• **SET TASK**
State how many lines contain "this", and write nothing except that count.

• **EXERCISE MATERIALS**
+---+

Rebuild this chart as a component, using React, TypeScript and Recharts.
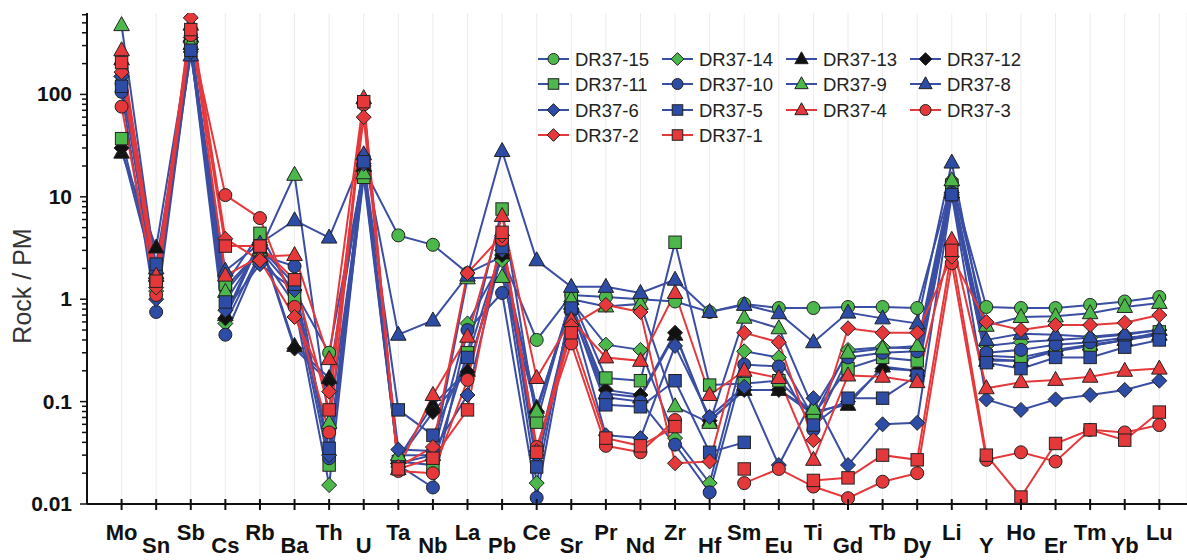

+---+

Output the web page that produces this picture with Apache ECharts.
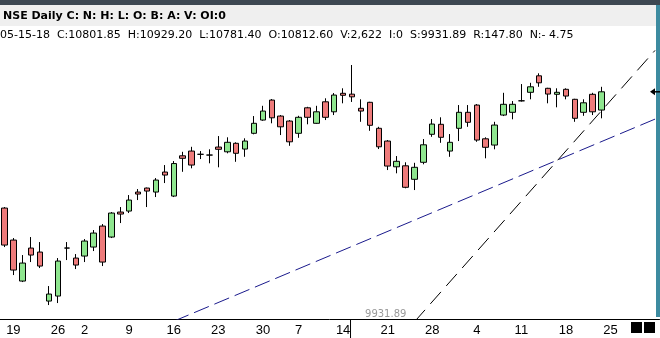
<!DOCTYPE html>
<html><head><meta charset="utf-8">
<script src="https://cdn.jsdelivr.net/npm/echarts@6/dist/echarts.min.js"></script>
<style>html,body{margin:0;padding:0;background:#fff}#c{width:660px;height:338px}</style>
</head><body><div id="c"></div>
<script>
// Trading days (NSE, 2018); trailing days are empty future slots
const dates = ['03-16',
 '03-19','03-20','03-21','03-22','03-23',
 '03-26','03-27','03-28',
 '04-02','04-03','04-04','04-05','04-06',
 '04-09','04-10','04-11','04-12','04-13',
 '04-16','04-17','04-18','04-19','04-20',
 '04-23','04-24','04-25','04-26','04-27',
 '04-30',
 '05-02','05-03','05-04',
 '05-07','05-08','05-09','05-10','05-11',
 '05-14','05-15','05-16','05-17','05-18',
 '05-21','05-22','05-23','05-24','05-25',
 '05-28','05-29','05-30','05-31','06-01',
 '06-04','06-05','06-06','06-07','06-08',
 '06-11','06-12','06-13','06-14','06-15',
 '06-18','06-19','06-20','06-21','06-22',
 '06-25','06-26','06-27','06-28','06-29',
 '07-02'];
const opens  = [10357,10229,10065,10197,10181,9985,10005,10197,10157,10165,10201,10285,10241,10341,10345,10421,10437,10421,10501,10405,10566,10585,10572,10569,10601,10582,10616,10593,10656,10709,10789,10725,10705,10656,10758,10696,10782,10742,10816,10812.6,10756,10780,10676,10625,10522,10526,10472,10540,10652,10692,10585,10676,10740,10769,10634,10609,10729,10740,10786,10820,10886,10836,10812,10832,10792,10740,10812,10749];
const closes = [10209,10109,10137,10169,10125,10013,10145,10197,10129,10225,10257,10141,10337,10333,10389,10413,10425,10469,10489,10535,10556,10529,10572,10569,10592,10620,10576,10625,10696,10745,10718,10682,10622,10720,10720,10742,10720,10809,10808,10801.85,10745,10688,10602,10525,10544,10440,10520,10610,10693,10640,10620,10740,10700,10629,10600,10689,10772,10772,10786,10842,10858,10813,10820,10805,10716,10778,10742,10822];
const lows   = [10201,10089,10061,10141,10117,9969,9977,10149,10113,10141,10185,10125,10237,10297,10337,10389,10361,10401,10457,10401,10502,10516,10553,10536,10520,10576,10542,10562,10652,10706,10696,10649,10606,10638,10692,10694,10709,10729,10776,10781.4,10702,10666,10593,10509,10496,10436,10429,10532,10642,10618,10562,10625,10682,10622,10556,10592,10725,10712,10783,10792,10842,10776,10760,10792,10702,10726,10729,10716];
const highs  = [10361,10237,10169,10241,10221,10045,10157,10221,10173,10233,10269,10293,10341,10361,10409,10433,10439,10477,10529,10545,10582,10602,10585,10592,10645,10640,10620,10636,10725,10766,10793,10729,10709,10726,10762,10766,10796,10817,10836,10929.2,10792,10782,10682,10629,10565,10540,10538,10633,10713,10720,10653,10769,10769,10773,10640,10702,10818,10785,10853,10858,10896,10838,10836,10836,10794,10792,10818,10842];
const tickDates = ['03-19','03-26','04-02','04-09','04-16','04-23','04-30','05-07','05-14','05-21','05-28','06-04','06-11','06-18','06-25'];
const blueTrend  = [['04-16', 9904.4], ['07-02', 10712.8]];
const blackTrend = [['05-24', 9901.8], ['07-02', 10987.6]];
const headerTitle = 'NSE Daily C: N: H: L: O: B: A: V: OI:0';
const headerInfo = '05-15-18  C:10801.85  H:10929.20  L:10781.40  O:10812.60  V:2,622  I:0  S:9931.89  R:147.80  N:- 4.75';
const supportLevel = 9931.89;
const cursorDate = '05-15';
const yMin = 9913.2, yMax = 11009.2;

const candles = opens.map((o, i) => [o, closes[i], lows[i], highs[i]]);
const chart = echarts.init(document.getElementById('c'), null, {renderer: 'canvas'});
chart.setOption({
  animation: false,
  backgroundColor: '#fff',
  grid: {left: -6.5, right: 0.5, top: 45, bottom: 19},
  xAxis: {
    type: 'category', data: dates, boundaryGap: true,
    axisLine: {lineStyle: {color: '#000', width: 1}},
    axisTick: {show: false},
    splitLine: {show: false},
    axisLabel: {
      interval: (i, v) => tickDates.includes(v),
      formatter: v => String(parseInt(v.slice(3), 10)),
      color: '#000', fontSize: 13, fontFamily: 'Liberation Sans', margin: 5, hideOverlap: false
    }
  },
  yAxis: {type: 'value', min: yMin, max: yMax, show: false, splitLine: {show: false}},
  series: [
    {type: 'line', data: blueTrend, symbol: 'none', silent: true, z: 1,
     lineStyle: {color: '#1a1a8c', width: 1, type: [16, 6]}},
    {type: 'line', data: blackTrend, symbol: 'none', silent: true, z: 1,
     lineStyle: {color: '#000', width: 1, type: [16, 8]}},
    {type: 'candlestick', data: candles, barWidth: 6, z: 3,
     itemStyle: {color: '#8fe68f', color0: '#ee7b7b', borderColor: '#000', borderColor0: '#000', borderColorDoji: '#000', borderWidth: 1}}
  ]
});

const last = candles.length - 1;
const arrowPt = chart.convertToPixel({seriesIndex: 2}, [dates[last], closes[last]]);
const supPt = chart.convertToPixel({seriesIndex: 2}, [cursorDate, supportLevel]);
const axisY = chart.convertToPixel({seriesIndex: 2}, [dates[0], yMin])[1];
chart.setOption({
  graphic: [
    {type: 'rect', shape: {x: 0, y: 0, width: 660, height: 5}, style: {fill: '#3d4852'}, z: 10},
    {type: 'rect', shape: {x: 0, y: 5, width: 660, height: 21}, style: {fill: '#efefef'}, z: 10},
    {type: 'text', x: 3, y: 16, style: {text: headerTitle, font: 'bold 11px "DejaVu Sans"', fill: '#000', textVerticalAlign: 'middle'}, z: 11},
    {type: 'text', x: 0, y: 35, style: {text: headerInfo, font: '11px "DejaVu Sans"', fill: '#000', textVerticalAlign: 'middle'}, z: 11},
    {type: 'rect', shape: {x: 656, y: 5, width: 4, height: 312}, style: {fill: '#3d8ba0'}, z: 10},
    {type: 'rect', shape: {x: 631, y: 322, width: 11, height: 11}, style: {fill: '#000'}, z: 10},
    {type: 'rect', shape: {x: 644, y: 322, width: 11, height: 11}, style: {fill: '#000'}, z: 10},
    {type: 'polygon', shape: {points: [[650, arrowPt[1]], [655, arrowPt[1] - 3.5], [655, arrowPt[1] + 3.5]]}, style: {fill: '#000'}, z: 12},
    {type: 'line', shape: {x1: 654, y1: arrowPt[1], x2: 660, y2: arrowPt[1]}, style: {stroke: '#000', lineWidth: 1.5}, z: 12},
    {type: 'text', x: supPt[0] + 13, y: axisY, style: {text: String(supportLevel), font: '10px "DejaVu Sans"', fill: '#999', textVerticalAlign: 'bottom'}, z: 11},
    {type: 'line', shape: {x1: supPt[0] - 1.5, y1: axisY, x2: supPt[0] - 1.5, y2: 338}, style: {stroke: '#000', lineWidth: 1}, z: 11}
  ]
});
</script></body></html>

+---+

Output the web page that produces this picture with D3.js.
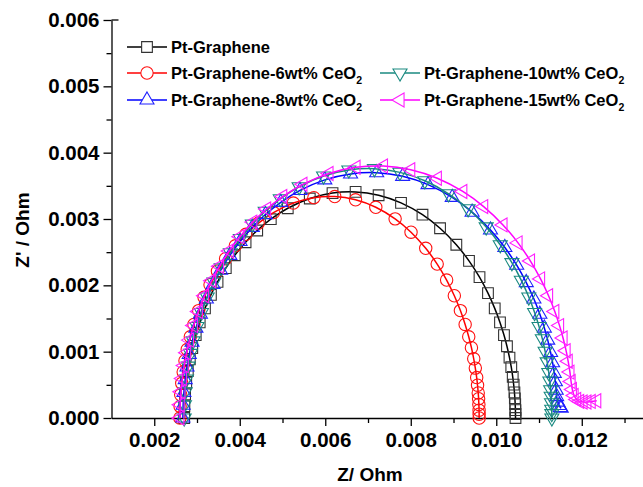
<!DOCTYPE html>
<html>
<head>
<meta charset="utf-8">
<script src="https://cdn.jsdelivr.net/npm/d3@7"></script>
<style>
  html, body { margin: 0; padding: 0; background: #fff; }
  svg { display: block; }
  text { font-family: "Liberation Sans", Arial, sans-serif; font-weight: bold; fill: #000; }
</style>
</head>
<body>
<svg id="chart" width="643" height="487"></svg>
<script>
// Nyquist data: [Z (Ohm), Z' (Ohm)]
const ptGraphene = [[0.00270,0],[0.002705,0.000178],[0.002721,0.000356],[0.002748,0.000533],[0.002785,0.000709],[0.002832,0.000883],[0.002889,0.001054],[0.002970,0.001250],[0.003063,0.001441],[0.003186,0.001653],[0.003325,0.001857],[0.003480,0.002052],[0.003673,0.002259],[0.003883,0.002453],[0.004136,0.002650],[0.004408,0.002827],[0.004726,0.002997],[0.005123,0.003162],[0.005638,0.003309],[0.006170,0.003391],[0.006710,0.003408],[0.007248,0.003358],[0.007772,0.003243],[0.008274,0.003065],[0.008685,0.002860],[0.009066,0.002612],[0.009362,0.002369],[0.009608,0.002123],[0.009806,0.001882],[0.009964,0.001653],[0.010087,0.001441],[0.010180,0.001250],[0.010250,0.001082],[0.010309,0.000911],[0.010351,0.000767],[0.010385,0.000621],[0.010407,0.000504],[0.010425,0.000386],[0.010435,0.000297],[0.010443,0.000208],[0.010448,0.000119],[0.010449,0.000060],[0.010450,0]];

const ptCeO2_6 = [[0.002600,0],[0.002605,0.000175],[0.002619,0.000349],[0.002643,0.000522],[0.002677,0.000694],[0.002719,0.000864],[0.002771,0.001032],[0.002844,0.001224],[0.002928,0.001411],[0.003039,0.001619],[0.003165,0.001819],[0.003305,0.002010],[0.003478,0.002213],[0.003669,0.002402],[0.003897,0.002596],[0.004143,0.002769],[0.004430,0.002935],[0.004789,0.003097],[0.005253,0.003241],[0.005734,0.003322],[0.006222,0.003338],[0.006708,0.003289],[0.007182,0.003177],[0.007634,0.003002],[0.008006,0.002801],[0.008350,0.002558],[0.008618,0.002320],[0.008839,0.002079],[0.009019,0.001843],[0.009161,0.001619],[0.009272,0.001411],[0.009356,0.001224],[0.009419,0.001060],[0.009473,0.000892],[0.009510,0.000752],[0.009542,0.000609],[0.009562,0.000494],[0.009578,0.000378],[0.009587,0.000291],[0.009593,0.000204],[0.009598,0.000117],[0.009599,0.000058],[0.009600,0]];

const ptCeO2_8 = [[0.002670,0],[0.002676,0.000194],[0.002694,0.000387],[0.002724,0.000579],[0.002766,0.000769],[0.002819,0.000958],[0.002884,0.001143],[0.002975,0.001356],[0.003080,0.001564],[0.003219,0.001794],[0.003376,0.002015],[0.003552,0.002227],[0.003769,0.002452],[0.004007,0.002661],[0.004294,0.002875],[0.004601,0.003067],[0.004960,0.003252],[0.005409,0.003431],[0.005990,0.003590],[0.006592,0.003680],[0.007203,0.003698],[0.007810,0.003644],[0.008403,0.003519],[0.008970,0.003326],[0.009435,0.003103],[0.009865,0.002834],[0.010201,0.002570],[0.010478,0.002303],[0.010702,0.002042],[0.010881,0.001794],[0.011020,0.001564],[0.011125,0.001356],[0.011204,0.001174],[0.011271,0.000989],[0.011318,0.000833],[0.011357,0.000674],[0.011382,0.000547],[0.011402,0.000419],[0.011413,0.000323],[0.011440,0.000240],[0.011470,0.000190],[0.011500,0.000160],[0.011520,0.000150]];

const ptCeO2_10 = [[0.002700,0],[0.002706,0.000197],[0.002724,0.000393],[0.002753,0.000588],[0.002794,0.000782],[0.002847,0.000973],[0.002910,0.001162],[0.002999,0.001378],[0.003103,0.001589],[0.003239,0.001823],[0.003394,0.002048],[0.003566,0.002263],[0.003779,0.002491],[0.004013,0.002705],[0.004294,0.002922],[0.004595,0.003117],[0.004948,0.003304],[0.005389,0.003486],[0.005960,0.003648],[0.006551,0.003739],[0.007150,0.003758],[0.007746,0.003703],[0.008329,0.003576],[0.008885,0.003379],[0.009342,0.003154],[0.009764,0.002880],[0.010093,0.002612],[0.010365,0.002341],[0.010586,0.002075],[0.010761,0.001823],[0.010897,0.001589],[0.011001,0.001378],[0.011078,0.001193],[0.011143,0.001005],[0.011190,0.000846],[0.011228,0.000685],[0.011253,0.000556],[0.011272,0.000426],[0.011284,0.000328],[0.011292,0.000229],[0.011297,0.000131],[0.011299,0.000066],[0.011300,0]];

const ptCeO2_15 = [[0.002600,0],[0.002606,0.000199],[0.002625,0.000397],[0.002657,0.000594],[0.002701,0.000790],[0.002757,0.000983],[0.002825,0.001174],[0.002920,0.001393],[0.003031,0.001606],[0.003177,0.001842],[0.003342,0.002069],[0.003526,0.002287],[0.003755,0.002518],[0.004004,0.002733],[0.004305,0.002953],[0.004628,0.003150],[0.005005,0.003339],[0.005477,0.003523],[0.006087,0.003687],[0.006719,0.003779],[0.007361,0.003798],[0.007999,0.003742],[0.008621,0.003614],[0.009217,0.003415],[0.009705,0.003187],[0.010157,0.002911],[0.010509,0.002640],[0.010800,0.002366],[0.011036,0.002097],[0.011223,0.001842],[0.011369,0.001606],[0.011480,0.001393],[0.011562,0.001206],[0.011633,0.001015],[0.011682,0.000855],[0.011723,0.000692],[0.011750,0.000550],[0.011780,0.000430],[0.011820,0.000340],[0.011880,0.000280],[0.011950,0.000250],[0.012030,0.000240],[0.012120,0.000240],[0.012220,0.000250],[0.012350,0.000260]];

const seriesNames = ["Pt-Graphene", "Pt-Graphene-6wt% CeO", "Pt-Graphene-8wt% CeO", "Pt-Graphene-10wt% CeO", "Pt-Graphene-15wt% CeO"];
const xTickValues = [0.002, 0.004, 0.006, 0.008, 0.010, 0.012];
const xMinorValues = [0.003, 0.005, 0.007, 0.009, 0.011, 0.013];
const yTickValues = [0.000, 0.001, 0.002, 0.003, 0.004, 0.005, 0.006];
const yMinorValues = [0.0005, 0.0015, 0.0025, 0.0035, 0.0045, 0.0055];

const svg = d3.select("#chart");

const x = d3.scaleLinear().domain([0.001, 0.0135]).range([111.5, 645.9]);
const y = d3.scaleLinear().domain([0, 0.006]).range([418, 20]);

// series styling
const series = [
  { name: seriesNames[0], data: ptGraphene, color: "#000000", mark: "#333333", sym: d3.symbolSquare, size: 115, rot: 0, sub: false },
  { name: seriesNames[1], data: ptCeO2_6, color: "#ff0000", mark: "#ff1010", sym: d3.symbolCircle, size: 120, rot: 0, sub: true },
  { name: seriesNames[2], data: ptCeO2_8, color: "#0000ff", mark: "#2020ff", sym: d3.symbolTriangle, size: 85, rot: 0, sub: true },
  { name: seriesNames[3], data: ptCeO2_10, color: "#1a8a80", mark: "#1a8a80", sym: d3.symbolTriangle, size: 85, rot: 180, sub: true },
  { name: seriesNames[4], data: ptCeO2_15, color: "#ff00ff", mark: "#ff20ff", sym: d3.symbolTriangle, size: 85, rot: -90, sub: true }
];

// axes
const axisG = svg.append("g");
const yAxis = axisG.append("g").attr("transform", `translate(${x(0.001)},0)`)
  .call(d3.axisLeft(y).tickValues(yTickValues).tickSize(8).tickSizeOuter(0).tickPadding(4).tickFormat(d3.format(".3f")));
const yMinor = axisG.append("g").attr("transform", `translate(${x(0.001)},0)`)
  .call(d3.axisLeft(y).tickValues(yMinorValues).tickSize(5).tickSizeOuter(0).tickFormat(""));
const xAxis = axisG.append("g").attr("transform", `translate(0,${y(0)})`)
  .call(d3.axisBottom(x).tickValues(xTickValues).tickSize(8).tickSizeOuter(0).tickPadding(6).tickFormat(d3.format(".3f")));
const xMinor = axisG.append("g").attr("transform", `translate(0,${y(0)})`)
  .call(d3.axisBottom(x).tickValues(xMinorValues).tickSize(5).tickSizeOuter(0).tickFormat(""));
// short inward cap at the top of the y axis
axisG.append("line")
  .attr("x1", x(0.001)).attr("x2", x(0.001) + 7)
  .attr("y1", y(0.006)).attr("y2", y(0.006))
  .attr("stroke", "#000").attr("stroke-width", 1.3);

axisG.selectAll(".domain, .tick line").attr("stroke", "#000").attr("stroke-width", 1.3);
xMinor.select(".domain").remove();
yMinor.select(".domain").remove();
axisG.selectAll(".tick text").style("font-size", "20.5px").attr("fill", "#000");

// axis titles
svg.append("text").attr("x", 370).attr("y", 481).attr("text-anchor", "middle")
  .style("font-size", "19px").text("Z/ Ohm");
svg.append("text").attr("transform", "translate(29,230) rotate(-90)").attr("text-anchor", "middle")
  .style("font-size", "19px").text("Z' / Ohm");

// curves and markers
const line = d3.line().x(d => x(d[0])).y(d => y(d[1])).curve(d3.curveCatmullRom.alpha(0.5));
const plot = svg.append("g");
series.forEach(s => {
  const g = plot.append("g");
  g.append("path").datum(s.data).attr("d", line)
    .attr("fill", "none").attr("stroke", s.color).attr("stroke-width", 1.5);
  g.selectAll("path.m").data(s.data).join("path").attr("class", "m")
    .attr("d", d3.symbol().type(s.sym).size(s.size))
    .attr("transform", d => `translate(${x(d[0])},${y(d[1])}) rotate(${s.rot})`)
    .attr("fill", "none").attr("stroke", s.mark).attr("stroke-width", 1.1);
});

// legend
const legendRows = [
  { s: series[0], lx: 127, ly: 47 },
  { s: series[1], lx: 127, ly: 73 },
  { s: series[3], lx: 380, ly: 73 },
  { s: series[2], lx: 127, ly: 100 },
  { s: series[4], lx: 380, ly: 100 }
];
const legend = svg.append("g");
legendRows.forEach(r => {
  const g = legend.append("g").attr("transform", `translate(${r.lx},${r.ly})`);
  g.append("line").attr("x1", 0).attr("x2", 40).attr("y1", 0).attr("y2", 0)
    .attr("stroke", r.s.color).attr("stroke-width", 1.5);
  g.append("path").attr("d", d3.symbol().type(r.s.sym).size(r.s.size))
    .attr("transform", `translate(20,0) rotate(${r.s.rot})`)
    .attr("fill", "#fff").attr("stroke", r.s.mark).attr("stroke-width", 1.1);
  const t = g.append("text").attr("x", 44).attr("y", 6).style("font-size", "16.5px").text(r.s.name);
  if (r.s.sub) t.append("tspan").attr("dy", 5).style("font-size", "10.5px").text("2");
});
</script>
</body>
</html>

+---+

• **FINISHED TASK**
3